Jackson copied the Moab Sun News on this correspondence, as well as several others including Nalder and state legislators Carl Albrecht, Christine Watkins and David Hinkins.

Sloan responded the following morning, stating in a reply email that she was sending his complaint to outside counsel for review “for obvious reasons.”

She said that the county was pulling “additional responsive public documents” related to the complaint but, due to the election and budget season, “the Clerk/Auditor and Council Administrator’s offices have not had a chance to finalize that package of documents for outside counsel.”

“Rest assured, your complaint is in our priority queue,” Sloan said to Jackson.

Jackson disputed the need for additional documents to be gathered by the county and said he did not find Sloan’s “failure to act” in response to his complaint in a more timely manner to be “warranted.”

In addition to reporting that the complaint had been referred to Parr, Brown, Gee & Loveless, Sloan told the Moab Sun News that the additional documents she requested included “various meeting agendas and minutes related to internal county review of Ord 593 prior to adoption by Council; additional disclosure forms that Lynn did not include,” as well as proof that ordinance notices were mailed to all affected owners.

Sloan indicated that Jackson’s complaint is considered “informal,” as formal complaints are filed through the Moab District Court or appropriate federal venue.
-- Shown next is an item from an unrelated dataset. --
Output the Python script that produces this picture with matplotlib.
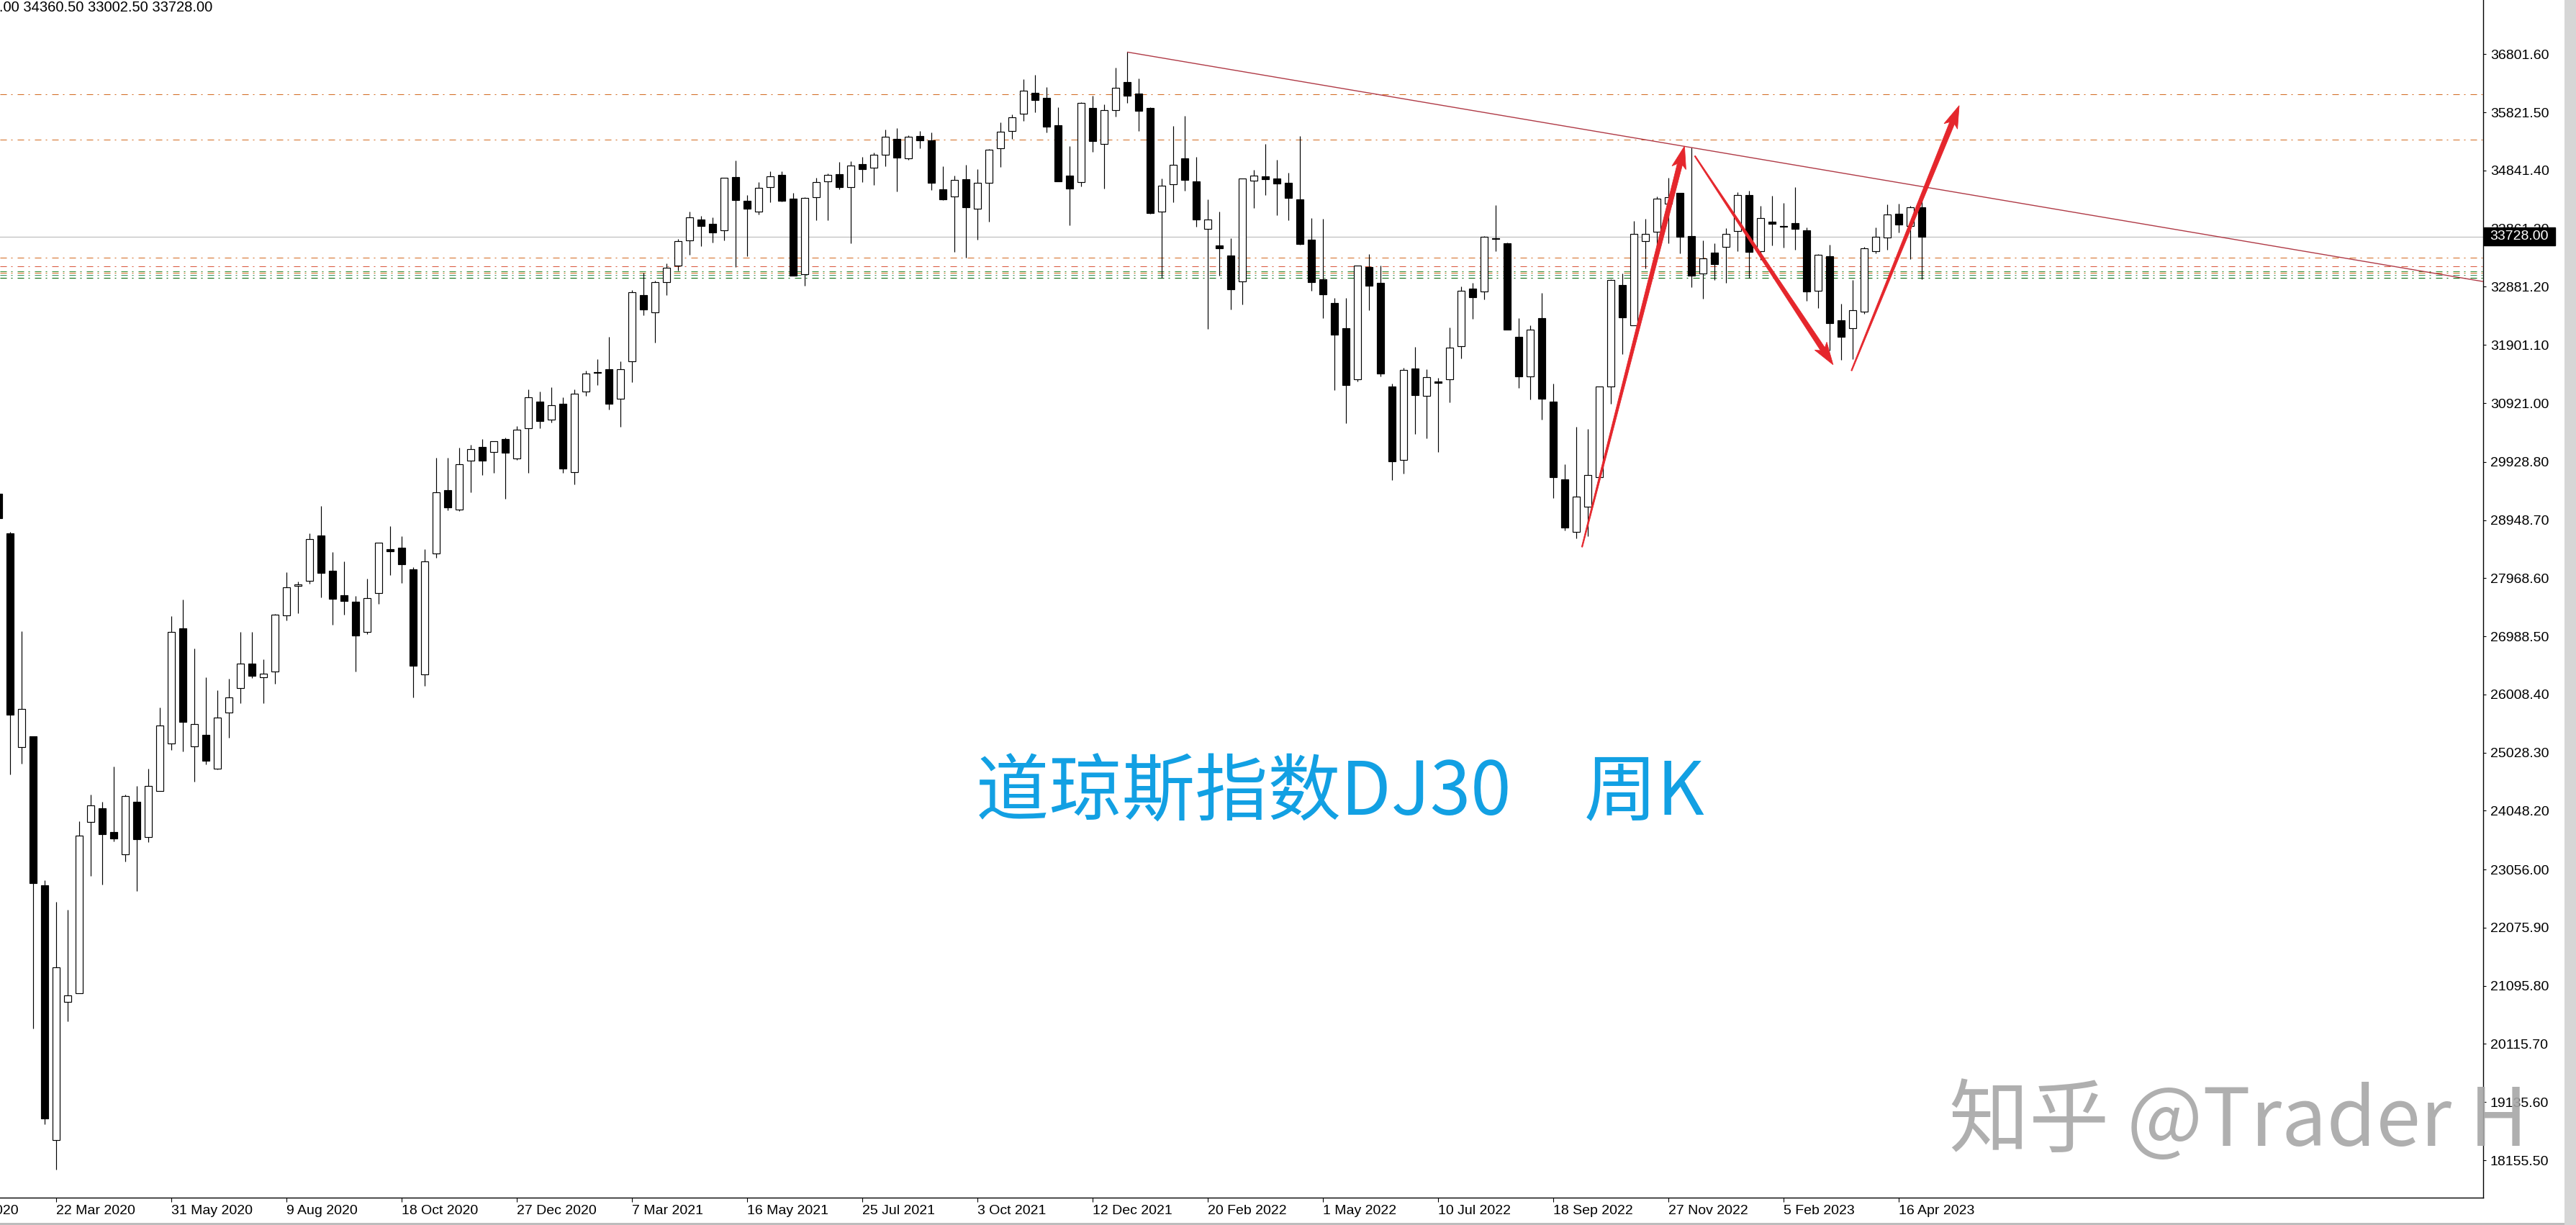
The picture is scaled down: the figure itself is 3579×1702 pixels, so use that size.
import matplotlib
matplotlib.use("Agg")
import matplotlib.pyplot as plt
import numpy as np
import pandas as pd
from matplotlib.patches import Rectangle, Polygon
from matplotlib.transforms import IdentityTransform, blended_transform_factory

# ---------------- data (weekly DJ30 candles, bar 0 = week of 22 Mar 2020) ----------------
first_bar = -5
opens = [
    29395, 28721, 25123, 25297, 22793, 18497, 20827, 20970, 23863, 24085,
    23688, 23308, 24196, 23609, 24386, 25187, 27120, 25139, 25329, 24758,
    25702, 26122, 26534, 26304, 26391, 27342, 27834, 27929, 28690, 28096,
    27681, 27569, 27068, 27718, 28461, 28479, 28120, 26343, 28380, 29451,
    29123, 29947, 30176, 30101, 30312, 29990, 30498, 30950, 30646, 30912,
    29761, 31111, 31426, 31488, 30993, 31631, 32739, 32454, 32955, 33238,
    33659, 34011, 33938, 33829, 34727, 34327, 34153, 34557, 34763, 34363,
    33089, 34395, 34662, 34776, 34557, 34945, 34885, 35103, 35370, 35043,
    35419, 35346, 34521, 34399, 34691, 34201, 34638, 35213, 35504, 35795,
    36147, 36066, 35605, 34756, 34643, 35896, 35286, 35856, 36333, 36139,
    35896, 34145, 34606, 35047, 34659, 33854, 33575, 33409, 32976, 34667,
    34740, 34707, 34634, 34355, 33674, 33009, 32610, 32184, 31317, 33216,
    32947, 31200, 29957, 31501, 31039, 31286, 31317, 31874, 32848, 32798,
    33700, 33615, 32035, 31376, 32359, 30945, 29634, 28745, 29172, 29670,
    31196, 32911, 32231, 33647, 33809, 34286, 34464, 33732, 33105, 33457,
    33550, 33817, 34428, 33477, 33975, 33905, 33950, 33833, 32810, 33396,
    32316, 32179, 32466, 33477, 33708, 34108, 33902, 34217]
highs = [
    29560, 28745, 27073, 25297, 22872, 22515, 22381, 23871, 24323, 24196,
    24790, 24323, 24465, 24758, 25789, 27326, 27612, 26780, 26296, 26082,
    26272, 27065, 27065, 26597, 27366, 28064, 27913, 28721, 29189, 28411,
    28250, 27668, 27959, 28566, 28845, 28677, 28151, 28455, 29996, 29996,
    30169, 30213, 30312, 30275, 30337, 30529, 31154, 31117, 31191, 31018,
    31154, 31470, 31662, 32039, 31631, 32825, 33116, 32980, 33271, 33691,
    34149, 34072, 34047, 34723, 35010, 34424, 34642, 34828, 34828, 34460,
    34387, 34715, 34788, 34982, 34994, 35067, 35144, 35532, 35556, 35439,
    35508, 35483, 34913, 34751, 34937, 34865, 35200, 35654, 35787, 36382,
    36455, 36248, 35909, 35253, 35990, 36107, 35953, 36576, 36839, 36390,
    35913, 34707, 35593, 35763, 35067, 34351, 34149, 33700, 34703, 34853,
    35290, 35023, 34804, 35419, 34042, 34028, 32691, 32691, 33234, 33431,
    33234, 31254, 31510, 31869, 31492, 31344, 32197, 32884, 32942, 33737,
    34257, 33633, 32354, 32233, 32772, 31254, 29890, 30523, 30482, 31200,
    33012, 33101, 33987, 34031, 34399, 34723, 34464, 35229, 33659, 33611,
    33865, 34480, 34500, 34246, 34415, 34294, 34561, 33882, 33428, 33590,
    32591, 33000, 33554, 33882, 34274, 34278, 34250, 34360.5]
lows = [
    28900, 24663, 24838, 20375, 18766, 17998, 20494, 20970, 22951, 22809,
    23530, 23197, 22698, 23522, 24380, 25076, 25052, 24544, 24830, 24742,
    25274, 25860, 26280, 25860, 26193, 27255, 27382, 27873, 27644, 27179,
    27359, 26399, 27031, 27532, 28027, 27885, 25953, 26158, 28318, 29117,
    29105, 29420, 29705, 29742, 29309, 29959, 29742, 30498, 30597, 29742,
    29544, 31042, 31222, 30807, 30516, 31278, 32404, 31946, 32745, 33157,
    33424, 33570, 33631, 33659, 33210, 33400, 34104, 34306, 34314, 33073,
    32903, 34007, 34007, 34529, 33619, 34650, 34598, 34917, 34492, 35018,
    35220, 34517, 34347, 33469, 33368, 33679, 33979, 34905, 35371, 35682,
    35824, 35488, 34655, 33923, 34574, 35160, 34541, 35755, 35985, 35512,
    34109, 33033, 34311, 34505, 33898, 32167, 33065, 32495, 32580, 34214,
    34432, 34092, 34007, 33591, 32816, 32359, 31142, 30586, 31290, 32489,
    31367, 29620, 29733, 30397, 30325, 30101, 30936, 31672, 32345, 32664,
    33481, 32161, 31178, 30981, 30639, 29315, 28772, 28637, 28673, 29670,
    30909, 31742, 32231, 33186, 33388, 33619, 33449, 32870, 32684, 32992,
    32943, 33481, 33028, 33340, 33582, 33546, 33509, 32648, 32526, 31810,
    31649, 31661, 32421, 33441, 33509, 33801, 33348, 33002.5]
closes = [
    28975, 25670, 25765, 22832, 18862, 21406, 20930, 23633, 24132, 23649,
    23585, 24291, 23562, 24465, 25488, 27057, 25543, 25511, 24885, 25622,
    25963, 26526, 26328, 26360, 27350, 27810, 27865, 28626, 28056, 27625,
    27588, 27006, 27631, 28566, 28424, 28207, 26492, 28256, 29414, 29166,
    29885, 30139, 29947, 30275, 30089, 30467, 31024, 30621, 30888, 29823,
    31073, 31414, 31440, 30912, 31494, 32794, 32503, 32955, 33197, 33647,
    34047, 33910, 33801, 34715, 34347, 34201, 34545, 34739, 34335, 33073,
    34375, 34642, 34763, 34565, 34921, 34869, 35103, 35407, 35063, 35407,
    35346, 34638, 34359, 34678, 34225, 34630, 35192, 35492, 35735, 36184,
    36034, 35585, 34655, 34541, 35977, 35342, 35856, 36236, 36107, 35852,
    34129, 34582, 34934, 34687, 34020, 34012, 33526, 32843, 34703, 34752,
    34699, 34626, 34384, 33607, 32965, 32758, 32080, 31227, 33234, 32902,
    31416, 29935, 31474, 31052, 31353, 31259, 31851, 32812, 32709, 33723,
    33690, 32161, 31376, 32157, 30990, 29670, 28817, 29342, 29706, 31200,
    32992, 32369, 33768, 33768, 34363, 34387, 33728, 33073, 33356, 33267,
    33768, 34424, 33473, 34039, 33946, 33900, 33861, 32806, 33416, 32272,
    32041, 32482, 33526, 33720, 34096, 33926, 34217, 33728]

base_date = "2020-03-22"
date_tick_bars = list(range(-10, 161, 10))
y_ticks = [36801.60, 35821.50, 34841.40, 33861.30, 32881.20, 31901.10, 30921.00,
           29928.80, 28948.70, 27968.60, 26988.50, 26008.40, 25028.30, 24048.20,
           23056.00, 22075.90, 21095.80, 20115.70, 19135.60, 18155.50]

level_values = [36127, 35362, 33372, 33226, 33141, 33114, 33077, 33032]
level_colors = ["#d2691e", "#d2691e", "#d2691e", "#d8553a", "#2e8b2e", "#d2691e", "#2e8b57", "#006400"]

current_price = 33728.0
header_ohlc = ["34217.00", "34360.50", "33002.50", "33728.00"]

trend_x = [93, 142]
trend_y = [36839, 35229]

arrow_tail_x = [132.5, 142.3, 155.9]
arrow_tail_y = [28494, 35087, 31467]
arrow_tip_x = [141.4, 154.3, 165.25]
arrow_tip_y = [35253, 31568, 35936]

title_text = "道琼斯指数DJ30\u3000周K"
watermark_text = "知乎 @Trader H"

# ---------------- figure ----------------
W, H = 3579, 1702
fig = plt.figure(figsize=(W / 100, H / 100), dpi=100, facecolor="white")
ax_right_px, ax_bottom_px = 3450, 1664
ax = fig.add_axes([0, 1 - ax_bottom_px / H, ax_right_px / W, ax_bottom_px / H])
ax.set_facecolor("white")

x = np.arange(first_bar, first_bar + len(opens))
o = np.array(opens, float); h = np.array(highs, float)
l = np.array(lows, float); c = np.array(closes, float)
up = c > o

XMIN, XMAX = -4.875, 210.75
YMIN, YMAX = 17524.8, 37716.5

# horizontal levels (behind candles)
for v, col in zip(level_values, level_colors):
    ax.axhline(v, color=col, lw=0.72, linestyle=(0, (9, 6, 2, 7)), zorder=1)
ax.axhline(current_price, color="#c4c4c4", lw=1.0, zorder=1.5)

# candles
ax.vlines(x, l, h, color="black", lw=0.85, zorder=3)
ax.bar(x, np.abs(c - o), bottom=np.minimum(o, c), width=0.64,
       color=np.where(up, "white", "black"), edgecolor="black", linewidth=0.85, zorder=4)

# trend line (ray to the right)
slope = (trend_y[1] - trend_y[0]) / (trend_x[1] - trend_x[0])
ax.plot([trend_x[0], XMAX], [trend_y[0], trend_y[0] + slope * (XMAX - trend_x[0])],
        color="#b03a46", lw=1.0, zorder=5, solid_capstyle="butt")

# axes styling
for s in ["top", "left"]:
    ax.spines[s].set_visible(False)
for s in ["right", "bottom"]:
    ax.spines[s].set_color("black")
    ax.spines[s].set_linewidth(1.0)

ax.yaxis.tick_right()
ax.set_yticks(y_ticks)
ax.set_yticklabels([f"{v:.2f}" for v in y_ticks], family="Liberation Sans", fontsize=14)
ax.tick_params(axis="y", direction="out", length=3, width=0.8, pad=4, colors="black")

dates = [pd.Timestamp(base_date) + pd.Timedelta(days=7 * k) for k in date_tick_bars]
xlabels = [f"{d.day} {d.strftime('%b %Y')}" for d in dates]
vis_ticks = [(k, s) for k, s in zip(date_tick_bars, xlabels) if k >= XMIN]
ax.set_xticks([k for k, _ in vis_ticks])
ax.set_xticklabels([s for _, s in vis_ticks], family="Liberation Sans", fontsize=14, ha="left")
ax.tick_params(axis="x", direction="out", length=4, width=0.8, pad=3, colors="black")

# limits set after ticks so they are not expanded
ax.set_xlim(XMIN, XMAX)
ax.set_ylim(YMIN, YMAX)

# labels for ticks left of the view (partially visible at the edge)
btrans = blended_transform_factory(ax.transData, ax.transAxes)
for k, s in zip(date_tick_bars, xlabels):
    if k < XMIN:
        ax.text(k, 0, s, transform=btrans, family="Liberation Sans", fontsize=14,
                ha="left", va="top", clip_on=False)

fig.canvas.draw()
# align the hidden-tick labels to the visible ones
ref_lbl = ax.get_xticklabels()[0]
ref_y = ref_lbl.get_window_extent().y1
for t in ax.texts:
    bb = t.get_window_extent()
    t.set_y(0)
    dy = ref_y - bb.y1
    t.set_transform(btrans + matplotlib.transforms.Affine2D().translate(0, dy))

ident = IdentityTransform()

# tapered arrows
def tapered_arrow(x0, y0, x1, y1, color="#e5262c"):
    p0 = ax.transData.transform((x0, y0))
    p1 = ax.transData.transform((x1, y1))
    d = p1 - p0
    L = np.hypot(*d)
    u = d / L
    n = np.array([-u[1], u[0]])
    head_len, head_half, w0, w1 = 26.0, 10.0, 0.7, 3.6
    base = p1 - u * head_len
    pts = [p0 + n * w0, base + n * w1, base - u * 5 + n * head_half, p1,
           base - u * 5 - n * head_half, base - n * w1, p0 - n * w0]
    poly = Polygon(pts, closed=True, transform=ident, facecolor=color,
                   edgecolor=color, lw=0.6, zorder=6)
    fig.add_artist(poly)

for a, b, cc, dd in zip(arrow_tail_x, arrow_tail_y, arrow_tip_x, arrow_tip_y):
    tapered_arrow(a, b, cc, dd)

# current price box on axis
px, py = ax.transData.transform((XMAX, current_price))
fig.add_artist(Rectangle((px + 1, py - 12.5), 99, 25, transform=ident,
                         facecolor="black", edgecolor="black", zorder=8))
fig.text(px + 9, py, f"{current_price:.2f}", transform=ident, color="white",
         family="Liberation Sans", fontsize=14, ha="left", va="center", zorder=9)

# header OHLC text (cut at left edge)
fig.text(295, H - 10, " ".join(header_ohlc), transform=ident, color="black",
         family="Liberation Sans", fontsize=14.5, ha="right", va="center")

# title annotation
fig.text(1356, H - 1103, title_text, transform=ident, color="#12a0e3",
         family=["Noto Sans CJK SC", "DejaVu Sans"], fontsize=73, ha="left", va="center")

# watermark
fig.text(2708, H - 1560, watermark_text, transform=ident, color="#a6a6a6", alpha=0.9,
         family=["Noto Sans CJK SC", "DejaVu Sans"], fontsize=80, ha="left", va="center", zorder=10)

# window borders
fig.add_artist(Rectangle((3563, 0), 16, H, transform=ident, facecolor="#d6d6d6",
                         edgecolor="none", zorder=7))
fig.add_artist(Rectangle((0, 0), 3563, 3, transform=ident, facecolor="#bdbdbd",
                         edgecolor="none", zorder=7))

fig.savefig("out.png", dpi=100, facecolor="white")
There is no response deadline by law for informal complaints, she said. The county is addressing the complaint “in a timely manner,” Sloan said, but added that she cannot estimate a timeframe for a response since the matter is being handled by outside counsel.

Sloan also said that, while she could not give substantive comments due to the matter being under review, she was confident “there has been no ethical wrongdoing” by herself or council members.